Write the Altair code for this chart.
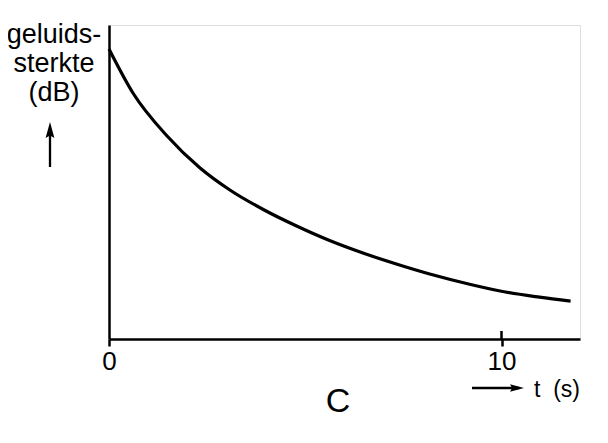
import altair as alt
import pandas as pd

# curve readings (t in s, height above axis in plot units)
t_vals = [0, 0.61, 1.48, 2.32, 3.08, 3.93, 4.78, 5.62, 6.47, 7.32, 8.17, 9.24, 10.1, 10.97, 11.76]
level_vals = [290, 246, 203, 171, 149, 129.5, 113, 98.5, 86, 75, 65, 54.3, 47, 41.8, 37.8]
x_ticks = [0, 10]
y_title_lines = "geluids-\nsterkte\n(dB)"
x_title = "t\u00a0\u00a0(s)"
panel_label = "C"

FONT = "Liberation Sans"
W, H = 471, 314

df = pd.DataFrame({"t": t_vals, "level": level_vals})

xs = alt.Scale(domain=[0, 12], nice=False)
ys = alt.Scale(domain=[0, 314], nice=False, zero=True)

curve = alt.Chart(df).mark_line(color="black", strokeWidth=3.2, interpolate="monotone").encode(
    x=alt.X("t:Q", scale=xs, axis=alt.Axis(values=x_ticks, tickSize=7, tickWidth=2.5, tickColor="black",
                                          domainColor="black", domainWidth=2.5, grid=False,
                                          labelFontSize=26, labelFont=FONT, labelColor="black",
                                          labelPadding=2, labelFlush=False, title="")),
    y=alt.Y("level:Q", scale=ys, axis=alt.Axis(labels=False, ticks=False, grid=False,
                                              domainColor="black", domainWidth=2.5, title="")),
)

one = pd.DataFrame({"a": [0]})

tick10 = alt.Chart(pd.DataFrame({"t": [10], "y0": [0], "y1": [8]})).mark_rule(
    color="black", strokeWidth=2.5).encode(
    x=alt.X("t:Q", scale=xs), y=alt.Y("y0:Q", scale=ys), y2="y1:Q")

ytitle = alt.Chart(one).mark_text(font=FONT, fontSize=27, align="center", baseline="alphabetic",
                                  lineBreak="\n", lineHeight=29, color="black").encode(
    x=alt.value(-55), y=alt.value(18), text=alt.value(y_title_lines))

up_shaft = alt.Chart(one).mark_rule(color="black", strokeWidth=2.3).encode(
    x=alt.value(-59), y=alt.value(142), y2=alt.value(108))
up_head = alt.Chart(one).mark_point(shape="M0,-1L0.55,1L0,0.7L-0.55,1Z", filled=True, opacity=1,
                                    color="black", size=256).encode(
    x=alt.value(-59), y=alt.value(105))

right_shaft = alt.Chart(one).mark_rule(color="black", strokeWidth=2.3).encode(
    x=alt.value(363), x2=alt.value(410), y=alt.value(363))
right_head = alt.Chart(one).mark_point(shape="M1,0L-1,0.55L-0.7,0L-1,-0.55Z", filled=True, opacity=1,
                                       color="black", size=196).encode(
    x=alt.value(408), y=alt.value(363))

xtitle = alt.Chart(one).mark_text(font=FONT, fontSize=23, align="left", baseline="alphabetic",
                                  color="black").encode(
    x=alt.value(425), y=alt.value(372), text=alt.value(x_title))

clabel = alt.Chart(one).mark_text(font=FONT, fontSize=34, align="center", baseline="alphabetic",
                                  color="black").encode(
    x=alt.value(229), y=alt.value(387), text=alt.value(panel_label))

chart = alt.layer(curve, tick10, ytitle, up_shaft, up_head, right_shaft, right_head, xtitle, clabel).properties(
    width=W, height=H,
    autosize=alt.AutoSizeParams(type="none"),
    padding={"left": 101, "top": 17, "right": 20, "bottom": 80},
).configure_view(stroke=None).configure(background="white")

chart.save("out.html", embed_options={"renderer": "svg", "actions": False})
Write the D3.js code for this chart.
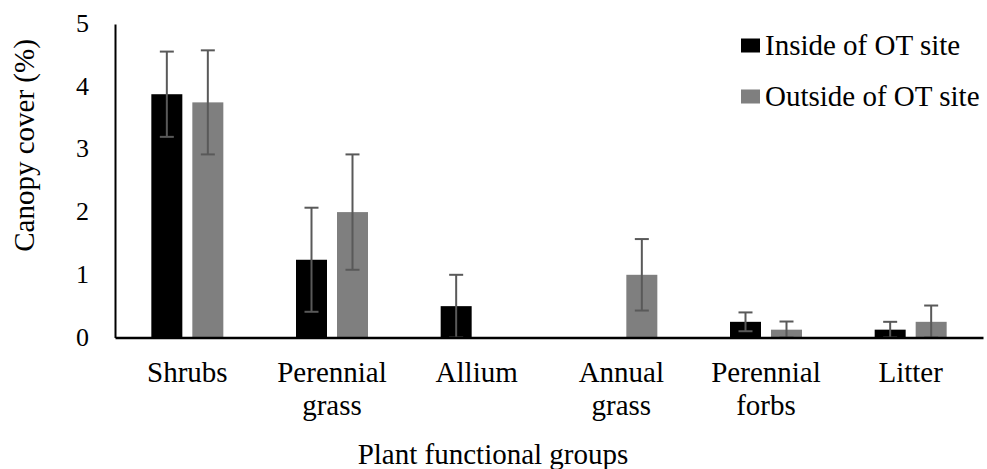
<!DOCTYPE html>
<html>
<head>
<meta charset="utf-8">
<script src="https://cdn.jsdelivr.net/npm/d3@7"></script>
<style>
  html, body { margin: 0; padding: 0; background: #fff; }
  #wrap { position: relative; width: 987px; height: 469px; overflow: hidden; }
  #chart { position: absolute; left: 0; top: 0; display: block; }
  #wrap div.lbl { position: absolute; color: #000; line-height: 1; white-space: nowrap;
                  font-family: 'Liberation Serif' !important; }
</style>
</head>
<body>
<div id="wrap"><svg id="chart" width="987" height="469"></svg></div>
<script>
const categories = [["Shrubs"], ["Perennial", "grass"], ["Allium"], ["Annual", "grass"], ["Perennial", "forbs"], ["Litter"]];
const seriesNames = ["Inside of OT site", "Outside of OT site"];
const insideValues = [3.88, 1.24, 0.5, 0, 0.25, 0.125];
const outsideValues = [3.75, 2.0, 0, 1.0, 0.125, 0.25];
const insideErrors = [0.68, 0.83, 0.5, 0, 0.15, 0.125];
const outsideErrors = [0.83, 0.92, 0, 0.57, 0.13, 0.26];
const yTicks = [0, 1, 2, 3, 4, 5];
const yTitle = "Canopy cover (%)";
const xTitle = "Plant functional groups";

const colors = ["#000000", "#7f7f7f"];
const errColor = "#595959";
const FONT = "'Liberation Serif'";

const svg = d3.select("#chart");
const wrap = d3.select("#wrap");
const mLeft = 115, mRight = 983, mTop = 24, mBottom = 337.5;

const catKeys = categories.map(c => c.join(" "));
const x0 = d3.scaleBand().domain(catKeys).range([mLeft, mRight]).padding(0);
const groupW = 72;
const x1 = d3.scaleBand().domain(seriesNames).range([0, groupW]).paddingInner(0.244).paddingOuter(0);
const y = d3.scaleLinear().domain([0, 5]).range([mBottom, mTop]);

const rows = [];
catKeys.forEach((k, i) => {
  rows.push({cat: k, s: seriesNames[0], v: insideValues[i], e: insideErrors[i], c: colors[0]});
  rows.push({cat: k, s: seriesNames[1], v: outsideValues[i], e: outsideErrors[i], c: colors[1]});
});
const bx = d => x0(d.cat) + x0.bandwidth() / 2 - groupW / 2 + x1(d.s);

// bars
svg.append("g").selectAll("rect").data(rows.filter(d => d.v > 0)).join("rect")
  .attr("x", d => bx(d))
  .attr("y", d => y(d.v))
  .attr("width", x1.bandwidth())
  .attr("height", d => y(0) - y(d.v))
  .attr("fill", d => d.c);

// error bars
const eg = svg.append("g").attr("stroke", errColor).attr("stroke-width", 2);
const er = rows.filter(d => d.e > 0);
const cx = d => bx(d) + x1.bandwidth() / 2;
eg.selectAll("line.v").data(er).join("line").attr("class", "v")
  .attr("x1", cx).attr("x2", cx)
  .attr("y1", d => y(d.v + d.e)).attr("y2", d => y(Math.max(0, d.v - d.e)));
eg.selectAll("line.t").data(er).join("line").attr("class", "t")
  .attr("x1", d => cx(d) - 7).attr("x2", d => cx(d) + 7)
  .attr("y1", d => y(d.v + d.e)).attr("y2", d => y(d.v + d.e));
eg.selectAll("line.b").data(er).join("line").attr("class", "b")
  .attr("x1", d => cx(d) - 7).attr("x2", d => cx(d) + 7)
  .attr("y1", d => y(Math.max(0, d.v - d.e))).attr("y2", d => y(Math.max(0, d.v - d.e)));

// axes
const yAxis = d3.axisLeft(y).tickValues(yTicks).tickSize(0).tickFormat("");
const ya = svg.append("g").attr("transform", `translate(${mLeft},0)`).call(yAxis);
ya.select(".domain").attr("stroke", "#000").attr("stroke-width", 2);

const xAxis = d3.axisBottom(x0).tickSize(0).tickFormat("");
const xa = svg.append("g").attr("transform", `translate(0,${mBottom})`).call(xAxis);
xa.select(".domain").attr("stroke", "#000").attr("stroke-width", 2.5);

const ASC = 0.8375;
function addText(str, x, baseline, fs, anchor) {
  const tx = anchor === "middle" ? "-50%" : anchor === "end" ? "-100%" : "0";
  return wrap.append("div").attr("class", "lbl")
    .style("font-family", FONT, "important")
    .style("font-size", fs + "px")
    .style("left", x + "px")
    .style("top", (baseline - ASC * fs) + "px")
    .style("transform", `translateX(${tx})`)
    .text(str);
}

// y tick labels
const tickFs = 26;
yTicks.forEach(v => addText(d3.format("d")(v), 89, y(v) + 0.338 * tickFs, tickFs, "end"));

// category labels
const catFs = 29;
categories.forEach((lines, i) => {
  const cxp = x0(catKeys[i]) + x0.bandwidth() / 2;
  lines.forEach((ln, j) => addText(ln, cxp, 382.5 + j * 32.5, catFs, "middle"));
});

// axis titles
addText(xTitle, 493, 464, 29, "middle");
wrap.append("div").attr("class", "lbl")
  .style("font-family", FONT, "important")
  .style("font-size", "29px")
  .style("width", "300px").style("text-align", "center")
  .style("left", (24 - 150) + "px").style("top", (145 - 14.5) + "px")
  .style("transform", "rotate(-90deg)").style("transform-origin", "150px 14.5px")
  .text(yTitle);

// legend
const legFs = 29;
seriesNames.forEach((s, i) => {
  const base = 55 + i * 51;
  svg.append("rect").attr("x", 741).attr("y", base - 16.5).attr("width", 19).attr("height", 14).attr("fill", colors[i]);
  addText(s, 765, base, legFs, "start");
});
</script>
</body>
</html>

---

Description of the task: Only the lines from the start of the entries above to the line containing "x=alt.value(-59), y=alt.value(105))" are to be given again, exactly and with both ends included; pictures are excluded.

Finished task:
Write the Altair code for this chart.
import altair as alt
import pandas as pd

# curve readings (t in s, height above axis in plot units)
t_vals = [0, 0.61, 1.48, 2.32, 3.08, 3.93, 4.78, 5.62, 6.47, 7.32, 8.17, 9.24, 10.1, 10.97, 11.76]
level_vals = [290, 246, 203, 171, 149, 129.5, 113, 98.5, 86, 75, 65, 54.3, 47, 41.8, 37.8]
x_ticks = [0, 10]
y_title_lines = "geluids-\nsterkte\n(dB)"
x_title = "t\u00a0\u00a0(s)"
panel_label = "C"

FONT = "Liberation Sans"
W, H = 471, 314

df = pd.DataFrame({"t": t_vals, "level": level_vals})

xs = alt.Scale(domain=[0, 12], nice=False)
ys = alt.Scale(domain=[0, 314], nice=False, zero=True)

curve = alt.Chart(df).mark_line(color="black", strokeWidth=3.2, interpolate="monotone").encode(
    x=alt.X("t:Q", scale=xs, axis=alt.Axis(values=x_ticks, tickSize=7, tickWidth=2.5, tickColor="black",
                                          domainColor="black", domainWidth=2.5, grid=False,
                                          labelFontSize=26, labelFont=FONT, labelColor="black",
                                          labelPadding=2, labelFlush=False, title="")),
    y=alt.Y("level:Q", scale=ys, axis=alt.Axis(labels=False, ticks=False, grid=False,
                                              domainColor="black", domainWidth=2.5, title="")),
)

one = pd.DataFrame({"a": [0]})

tick10 = alt.Chart(pd.DataFrame({"t": [10], "y0": [0], "y1": [8]})).mark_rule(
    color="black", strokeWidth=2.5).encode(
    x=alt.X("t:Q", scale=xs), y=alt.Y("y0:Q", scale=ys), y2="y1:Q")

ytitle = alt.Chart(one).mark_text(font=FONT, fontSize=27, align="center", baseline="alphabetic",
                                  lineBreak="\n", lineHeight=29, color="black").encode(
    x=alt.value(-55), y=alt.value(18), text=alt.value(y_title_lines))

up_shaft = alt.Chart(one).mark_rule(color="black", strokeWidth=2.3).encode(
    x=alt.value(-59), y=alt.value(142), y2=alt.value(108))
up_head = alt.Chart(one).mark_point(shape="M0,-1L0.55,1L0,0.7L-0.55,1Z", filled=True, opacity=1,
                                    color="black", size=256).encode(
    x=alt.value(-59), y=alt.value(105))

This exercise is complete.